Breakfast on Pluto, Patrick McCabe's lyrical and haunting new novel, became a #1 bestseller in Ireland, stayed on the bestseller list for months, and was nominated for the Booker Prize, one of the world's most prestigious literary awards. With wonderful delicacy and subtle insight and intimation, McCabe creates Mr. Patrick "Pussy" Braden, the enduringly and endearingly hopeful hero(ine) whose gutsy survival and yearning quest for love resonate in and drive the glimmering, agonizing narrative in which the troubles are a distant and immediate echo and refrain.
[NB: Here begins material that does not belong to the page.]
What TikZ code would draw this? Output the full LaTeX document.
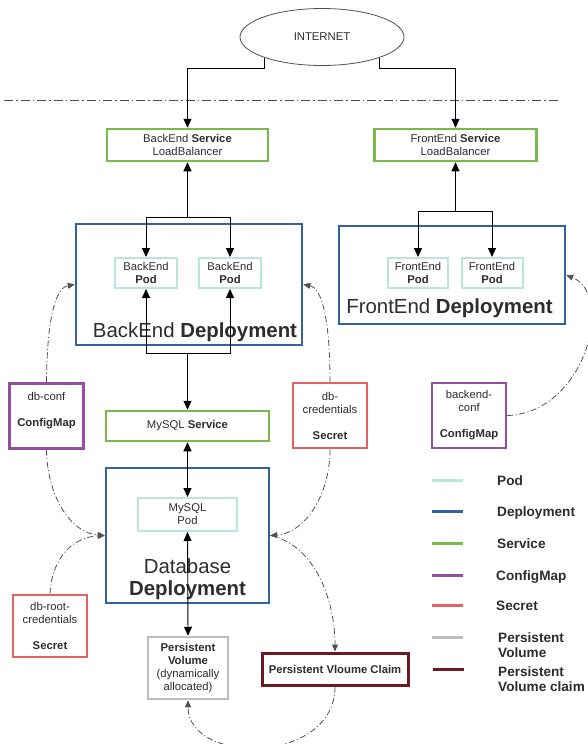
\documentclass[tikz,border=0pt]{standalone}
\usepackage{fontspec}
\setmainfont{Liberation Sans}
\usetikzlibrary{arrows.meta,shapes.geometric}
\definecolor{txt}{RGB}{45,45,45}
\definecolor{svcg}{RGB}{122,184,74}
\definecolor{depb}{RGB}{52,96,164}
\definecolor{podc}{RGB}{188,228,220}
\definecolor{cmp}{RGB}{150,78,160}
\definecolor{secr}{RGB}{226,98,102}
\definecolor{pvg}{RGB}{190,190,190}
\definecolor{pvcr}{RGB}{108,26,34}
\definecolor{dsh}{RGB}{80,80,80}
\begin{document}
\begin{tikzpicture}[x=1pt,y=-1pt,
  sm/.style={font=\fontsize{11.3}{13}\selectfont, text=txt},
  big/.style={font=\fontsize{20.4}{24}\selectfont, text=txt, inner sep=0pt},
  leg/.style={font=\fontsize{13.6}{14.5}\selectfont\bfseries, text=txt, inner sep=0pt, align=left},
  box/.style={draw, rectangle, inner sep=0pt, align=center, sm, line width=2.5pt},
  svc/.style={box, draw=svcg},
  dep/.style={box, draw=depb},
  podbox/.style={box, draw=podc, line width=2pt, minimum height=30},
  cmbox/.style={box, draw=cmp, minimum width=74, minimum height=65},
  secbox/.style={box, draw=secr, minimum width=74},
  conn/.style={draw=black, line width=0.9pt, -{Triangle[length=9pt,width=8pt]}},
  dconn/.style={draw=dsh, line width=0.8pt, dash pattern=on 6pt off 2.5pt on 1pt off 2.5pt, -{Triangle[length=7pt,width=6pt]}},
  legline/.style={line width=3pt}
]
\useasboundingbox (0,0) rectangle (588,744);
\fill[white] (0,0) rectangle (588,744);
\clip (0,0) rectangle (588,744);

% internet
\node[ellipse, draw=dsh, line width=0.8pt, minimum width=164, minimum height=57, inner sep=0pt, sm] (inet) at (322,37) {INTERNET};
\coordinate (dl1) at (4,100);
\coordinate (dl2) at (560,100);
\draw[draw=dsh, line width=0.8pt, dash pattern=on 9pt off 3pt on 1.5pt off 3pt] (dl1) -- (dl2);
\coordinate (ty) at (0,68);

% services
\node[svc, minimum width=161, minimum height=32] (bes) at (187.5,145) {BackEnd \textbf{Service}\\LoadBalancer};
\node[svc, minimum width=162, minimum height=32] (fes) at (455.5,145) {FrontEnd \textbf{Service}\\LoadBalancer};

% backend deployment
\node[dep, minimum width=226, minimum height=121] (bed) at (189,284.5) {};
\node[big, anchor=base] (bedt) at (195,337) {BackEnd \textbf{Deployment}};
\node[podbox, minimum width=62] (bp1) at (146,273) {BackEnd\\\textbf{Pod}};
\node[podbox, minimum width=62] (bp2) at (230,273) {BackEnd\\\textbf{Pod}};

% frontend deployment
\node[dep, minimum width=226, minimum height=98] (fed) at (452,275) {};
\node[big, anchor=base] (fedt) at (449.5,313) {FrontEnd \textbf{Deployment}};
\node[podbox, minimum width=60] (fp1) at (418,273) {FrontEnd\\\textbf{Pod}};
\node[podbox, minimum width=61] (fp2) at (492,273) {FrontEnd\\\textbf{Pod}};

% mysql
\node[svc, minimum width=163, minimum height=30] (mys) at (187.5,426) {MySQL \textbf{Service}};
\node[dep, minimum width=163, minimum height=135] (dbd) at (187.5,535.5) {};
\node[big, anchor=base] (dbt1) at (187.5,573) {Database};
\node[big, anchor=base] (dbt2) at (187.5,595) {\textbf{Deployment}};
\node[podbox, minimum width=99, minimum height=33] (myp) at (187.5,514.5) {MySQL\\Pod};

% config / secrets
\node[cmbox] (dbconf) at (46.5,416) {db-conf\\[13pt]\textbf{ConfigMap}\\\mbox{}};
\node[secbox, minimum height=65] (dbcred) at (330,415.5) {db-\\credentials\\[13pt]\textbf{Secret}};
\node[cmbox] (bconf) at (469,415.5) {backend-\\conf\\[13pt]\textbf{ConfigMap}};
\node[secbox, minimum height=62] (dbroot) at (50,626) {db-root-\\credentials\\[13pt]\textbf{Secret}};

% volumes
\node[box, draw=pvg, minimum width=80, minimum height=62] (pv) at (188,668) {\textbf{Persistent}\\\textbf{Volume}\\(dynamically\\allocated)};
\node[box, draw=pvcr, line width=3pt, minimum width=146, minimum height=32] (pvc) at (335,669) {\textbf{Persistent Vloume Claim}};

% solid connectors
\draw[conn] (inet.200) |- (bes.north |- ty) -- (bes.north);
\draw[conn] (inet.340) |- (fes.north |- ty) -- (fes.north);

\coordinate (bj) at (187.5,217);
\draw[conn] (bj) -- (bes.south);
\draw[conn] (bj) -| (bp1.north);
\draw[conn] (bj) -| (bp2.north);

\coordinate (fj) at (455.5,211);
\draw[conn] (fj) -- (fes.south);
\draw[conn] (fj) -| (fp1.north);
\draw[conn] (fj) -| (fp2.north);

\coordinate (bk) at (187.5,353);
\draw[conn] (bk) -| (bp1.south);
\draw[conn] (bk) -| (bp2.south);
\draw[conn] (bk) -- (mys.north);

\draw[conn, {Triangle[length=9pt,width=8pt]}-{Triangle[length=9pt,width=8pt]}] (mys.south) -- (myp.north);
\draw[conn, {Triangle[length=9pt,width=8pt]}-{Triangle[length=9pt,width=8pt]}] (myp.south) -- (pv.north);

% dashed connectors
\draw[dconn] (dbconf.north) .. controls (47,320) and (55,288) .. (bed.west);
\draw[dconn] (dbcred.north) .. controls (330,320) and (322,288) .. (bed.east);
\draw[dconn] (dbconf.south) .. controls (47,495) and (70,533) .. (dbd.west);
\draw[dconn] (dbroot.north) .. controls (52,555) and (75,537) .. (dbd.west);
\draw[dconn] (dbcred.south) .. controls (330,495) and (305,533) .. (dbd.east);
\draw[dconn] (dbd.east) .. controls (315,545) and (335,600) .. (pvc.north);
\draw[dconn] (pvc.south) .. controls (335,765) and (188,765) .. (pv.south);
\draw[dconn] (bconf.east) .. controls (585,413) and (615,295) .. (fed.east);

% legend
\draw[legline, podc] (432,480) -- (463,480);
\node[leg, anchor=base west] (lpod) at (497,485) {Pod};
\draw[legline, depb] (432,511) -- (463,511);
\node[leg, anchor=base west] (ldep) at (497,516) {Deployment};
\draw[legline, svcg] (432,543.5) -- (463,543.5);
\node[leg, anchor=base west] (lsvc) at (497,548.5) {Service};
\draw[legline, cmp] (432,575) -- (463,575);
\node[leg, anchor=base west] (lcm) at (496,580) {ConfigMap};
\draw[legline, secr] (432,605) -- (463,605);
\node[leg, anchor=base west] (lsec) at (496,610) {Secret};
\draw[legline, pvg] (432,637) -- (463,637);
\node[leg, anchor=base west] (lpv) at (498,657) {Persistent\\Volume};
\draw[legline, pvcr] (433,669) -- (464,669);
\node[leg, anchor=base west] (lpvc) at (498,691) {Persistent\\Volume claim};
\end{tikzpicture}
\end{document}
Twenty years ago, her ladyship escaped her hometown of Tyreelin, Ireland, fleeing her foster mother Whiskers (prodigious Guinness-guzzler, human chimney) and her mad household, to begin a new life in London. There, in blousey tops and satin miniskirts, she plies her trade, often risking life and limb amongst the flotsam and jetsam that fill the bars of Piccadilly Circus. But suave businessmen and lonely old women are not the only dangers that threaten Pussy. It is the 1970's and fear haunts the streets of London and Belfast as the critical mass of history builds up, and Pussy is inevitably drawn into a maelstrom of violence and tragedy destined to blow his fragile soul asunder. Brilliant, startling, profound and soaring, Breakfast on Pluto combines light and dark, laughter and pain, with such sensitivity, directness and restraint that the dramatic impact reverberates in our minds and hearts long after the initial impression.
About the Author
Patrick McCabe was born in Clones, County Monaghan, Ireland, in 1955. His other novels include The Butcher Boy, The Dead School, and Call Me the Breeze. With director Neil Jordan, he co-wrote the screenplay for the film version of The Butcher Boy.